**What the task requires:**
Produce a word-for-word copy of the listing below without its pictures.

* begin Collected material *

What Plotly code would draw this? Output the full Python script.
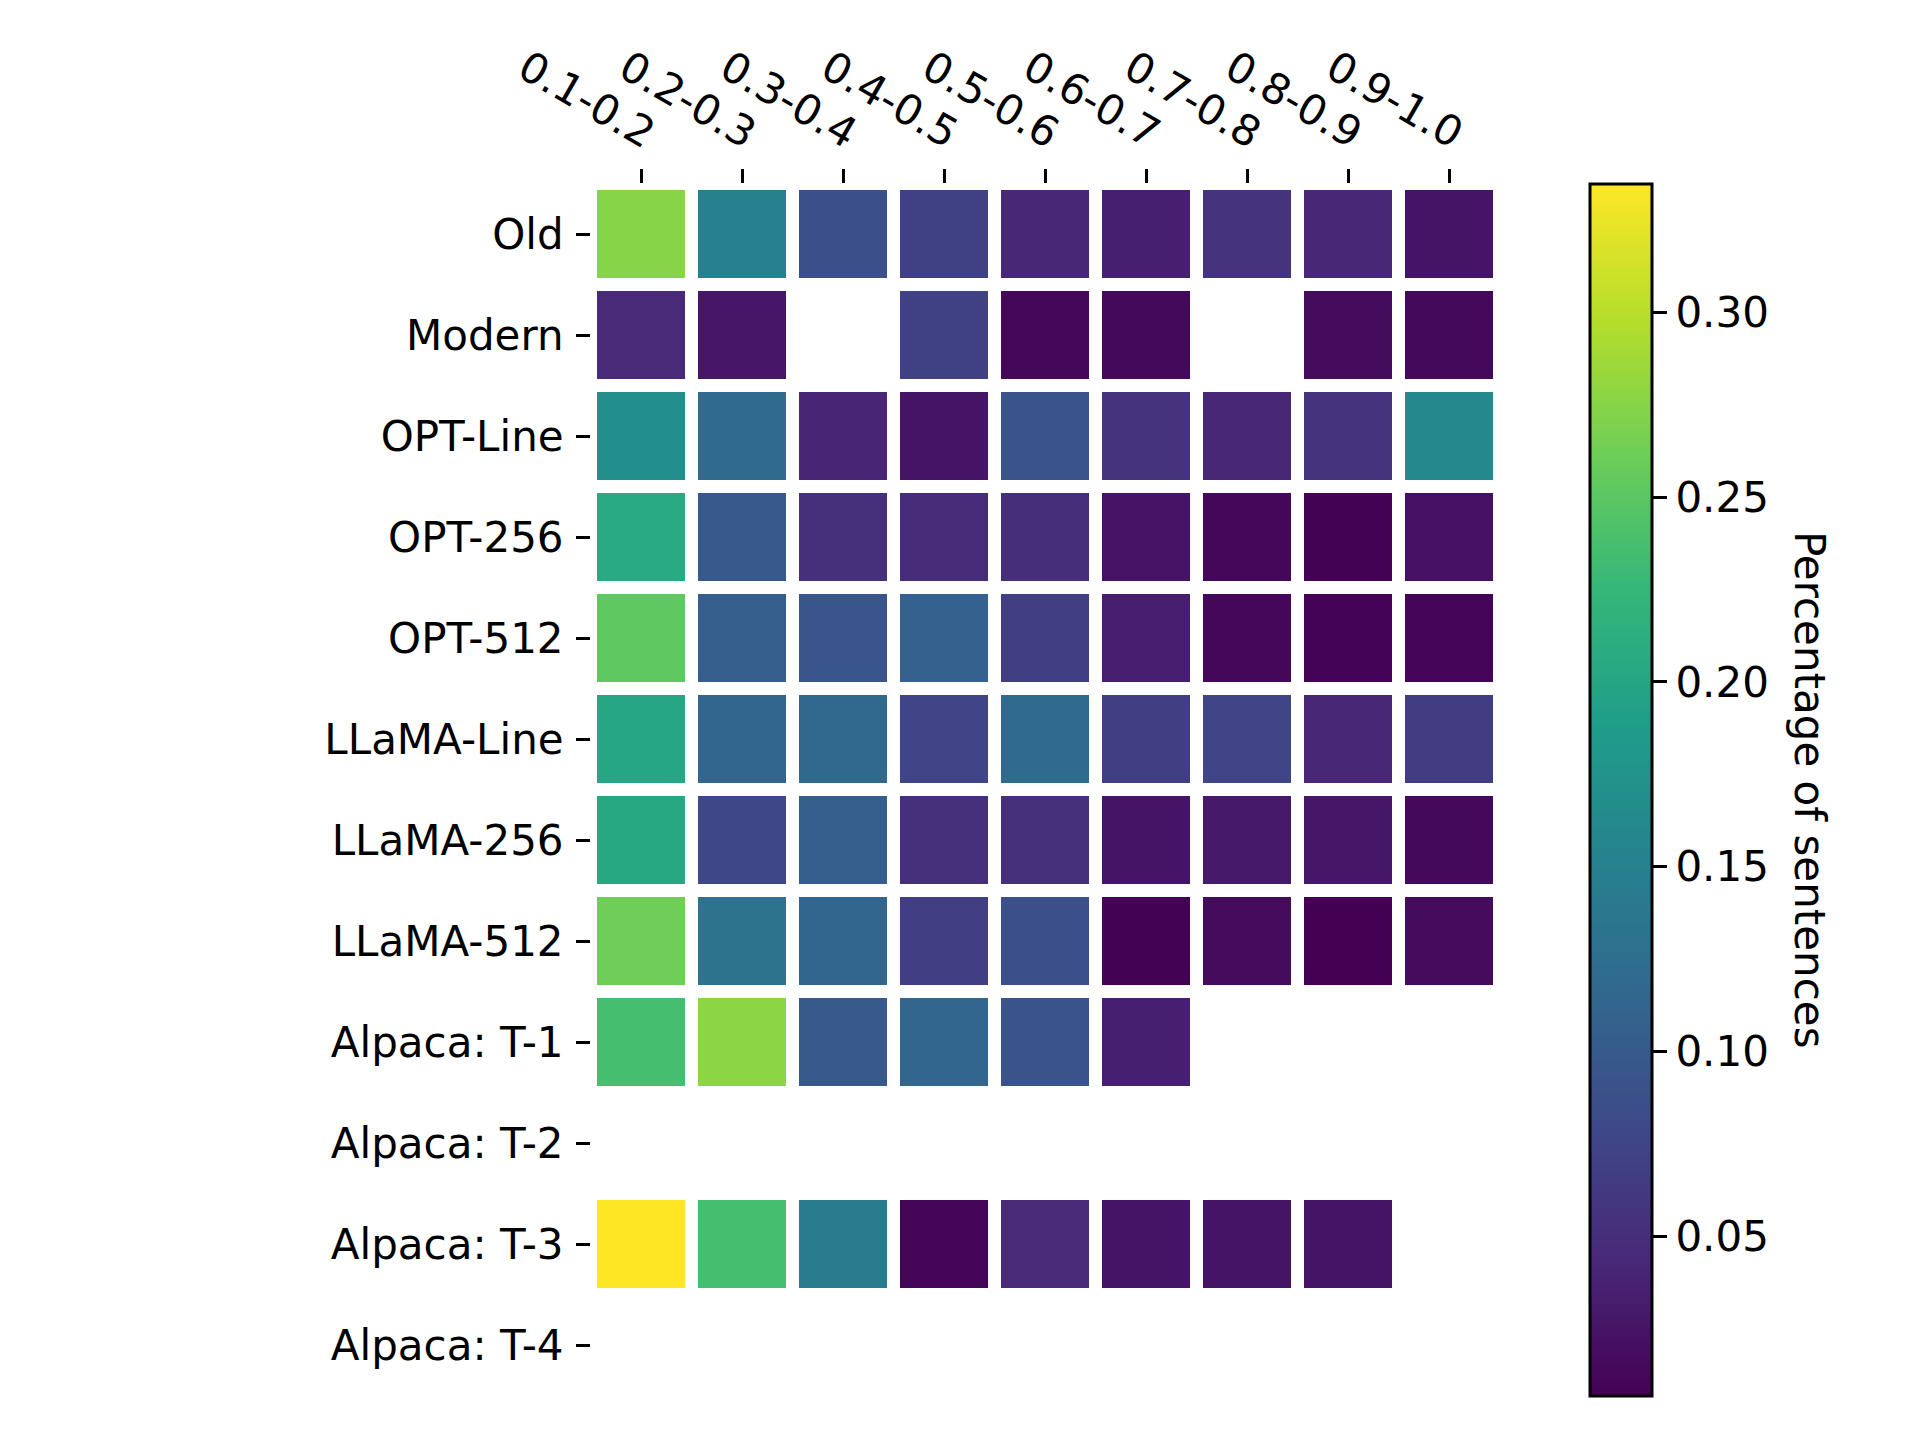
import plotly.graph_objects as go

bins = ["0.1-0.2", "0.2-0.3", "0.3-0.4", "0.4-0.5", "0.5-0.6",
        "0.6-0.7", "0.7-0.8", "0.8-0.9", "0.9-1.0"]
models = ["Old", "Modern", "OPT-Line", "OPT-256", "OPT-512", "LLaMA-Line",
          "LLaMA-256", "LLaMA-512", "Alpaca: T-1", "Alpaca: T-2",
          "Alpaca: T-3", "Alpaca: T-4"]

# share of sentences per similarity bin (None = no data)
old = [0.275, 0.150, 0.088, 0.071, 0.042, 0.035, 0.055, 0.042, 0.025]
modern = [0.045, 0.027, None, 0.071, 0.012, 0.014, None, 0.016, 0.014]
opt_line = [0.170, 0.121, 0.040, 0.025, 0.091, 0.055, 0.042, 0.055, 0.160]
opt_256 = [0.206, 0.098, 0.052, 0.048, 0.050, 0.024, 0.012, 0.0078, 0.022]
opt_512 = [0.252, 0.104, 0.094, 0.108, 0.068, 0.034, 0.012, 0.0088, 0.0095]
llama_line = [0.200, 0.114, 0.117, 0.075, 0.121, 0.068, 0.075, 0.042, 0.065]
llama_256 = [0.203, 0.078, 0.104, 0.052, 0.052, 0.025, 0.029, 0.027, 0.014]
llama_512 = [0.262, 0.131, 0.114, 0.068, 0.088, 0.0078, 0.017, 0.0068, 0.016]
alpaca_t1 = [0.236, 0.277, 0.098, 0.114, 0.091, 0.035, None, None, None]
alpaca_t2 = [None] * 9
alpaca_t3 = [0.3347, 0.236, 0.144, 0.011, 0.045, 0.025, 0.025, 0.025, None]
alpaca_t4 = [None] * 9

z = [old, modern, opt_line, opt_256, opt_512, llama_line, llama_256,
     llama_512, alpaca_t1, alpaca_t2, alpaca_t3, alpaca_t4]

# page has an 8px body margin, so the figure is 16px smaller and shifted
W, H = 1904, 1424
L, R, T, B = 583, 1492, 176, 1388   # plot area in figure pixels
FONT = dict(family="DejaVu Sans", size=42, color="black")

fig = go.Figure(go.Heatmap(
    z=z, x=bins, y=models,
    colorscale="Viridis",
    xgap=13, ygap=13,
    hoverongaps=False,
    colorbar=dict(
        thickness=62, lenmode="pixels", len=B - T,
        x=(1582 - L) / (R - L), xanchor="left", xpad=0,
        y=0.5, yanchor="middle", ypad=0,
        outlinewidth=3, outlinecolor="black",
        tickvals=[0.05, 0.10, 0.15, 0.20, 0.25, 0.30],
        tickformat=".2f",
        ticks="outside", ticklen=14, tickwidth=3, tickcolor="black",
        tickfont=FONT,
    ),
))

fig.update_xaxes(side="top", tickangle=30, ticks="outside", ticklen=14,
                 tickwidth=3, tickcolor="black", tickfont=FONT,
                 ticklabelshift=13,
                 showgrid=False, zeroline=False, showline=False)
fig.update_yaxes(autorange="reversed", ticks="outside", ticklen=14,
                 tickwidth=3, tickcolor="black", tickfont=FONT,
                 ticklabelstandoff=4,
                 showgrid=False, zeroline=False, showline=False)

fig.add_annotation(text="Percentage of sentences", textangle=90,
                   x=(1802 - L) / (R - L), y=0.5,
                   xref="paper", yref="paper", xanchor="center",
                   yanchor="middle", showarrow=False, font=FONT)

fig.update_layout(
    width=W, height=H,
    margin=dict(l=L, r=W - R, t=T, b=H - B),
    plot_bgcolor="white", paper_bgcolor="white",
)

fig.write_html("out.html")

* end Collected material *

**Answer to this exercise:**
What Plotly code would draw this? Output the full Python script.
import plotly.graph_objects as go

bins = ["0.1-0.2", "0.2-0.3", "0.3-0.4", "0.4-0.5", "0.5-0.6",
        "0.6-0.7", "0.7-0.8", "0.8-0.9", "0.9-1.0"]
models = ["Old", "Modern", "OPT-Line", "OPT-256", "OPT-512", "LLaMA-Line",
          "LLaMA-256", "LLaMA-512", "Alpaca: T-1", "Alpaca: T-2",
          "Alpaca: T-3", "Alpaca: T-4"]

# share of sentences per similarity bin (None = no data)
old = [0.275, 0.150, 0.088, 0.071, 0.042, 0.035, 0.055, 0.042, 0.025]
modern = [0.045, 0.027, None, 0.071, 0.012, 0.014, None, 0.016, 0.014]
opt_line = [0.170, 0.121, 0.040, 0.025, 0.091, 0.055, 0.042, 0.055, 0.160]
opt_256 = [0.206, 0.098, 0.052, 0.048, 0.050, 0.024, 0.012, 0.0078, 0.022]
opt_512 = [0.252, 0.104, 0.094, 0.108, 0.068, 0.034, 0.012, 0.0088, 0.0095]
llama_line = [0.200, 0.114, 0.117, 0.075, 0.121, 0.068, 0.075, 0.042, 0.065]
llama_256 = [0.203, 0.078, 0.104, 0.052, 0.052, 0.025, 0.029, 0.027, 0.014]
llama_512 = [0.262, 0.131, 0.114, 0.068, 0.088, 0.0078, 0.017, 0.0068, 0.016]
alpaca_t1 = [0.236, 0.277, 0.098, 0.114, 0.091, 0.035, None, None, None]
alpaca_t2 = [None] * 9
alpaca_t3 = [0.3347, 0.236, 0.144, 0.011, 0.045, 0.025, 0.025, 0.025, None]
alpaca_t4 = [None] * 9

z = [old, modern, opt_line, opt_256, opt_512, llama_line, llama_256,
     llama_512, alpaca_t1, alpaca_t2, alpaca_t3, alpaca_t4]

# page has an 8px body margin, so the figure is 16px smaller and shifted
W, H = 1904, 1424
L, R, T, B = 583, 1492, 176, 1388   # plot area in figure pixels
FONT = dict(family="DejaVu Sans", size=42, color="black")

fig = go.Figure(go.Heatmap(
    z=z, x=bins, y=models,
    colorscale="Viridis",
    xgap=13, ygap=13,
    hoverongaps=False,
    colorbar=dict(
        thickness=62, lenmode="pixels", len=B - T,
        x=(1582 - L) / (R - L), xanchor="left", xpad=0,
        y=0.5, yanchor="middle", ypad=0,
        outlinewidth=3, outlinecolor="black",
        tickvals=[0.05, 0.10, 0.15, 0.20, 0.25, 0.30],
        tickformat=".2f",
        ticks="outside", ticklen=14, tickwidth=3, tickcolor="black",
        tickfont=FONT,
    ),
))

fig.update_xaxes(side="top", tickangle=30, ticks="outside", ticklen=14,
                 tickwidth=3, tickcolor="black", tickfont=FONT,
                 ticklabelshift=13,
                 showgrid=False, zeroline=False, showline=False)
fig.update_yaxes(autorange="reversed", ticks="outside", ticklen=14,
                 tickwidth=3, tickcolor="black", tickfont=FONT,
                 ticklabelstandoff=4,
                 showgrid=False, zeroline=False, showline=False)

fig.add_annotation(text="Percentage of sentences", textangle=90,
                   x=(1802 - L) / (R - L), y=0.5,
                   xref="paper", yref="paper", xanchor="center",
                   yanchor="middle", showarrow=False, font=FONT)

fig.update_layout(
    width=W, height=H,
    margin=dict(l=L, r=W - R, t=T, b=H - B),
    plot_bgcolor="white", paper_bgcolor="white",
)

fig.write_html("out.html")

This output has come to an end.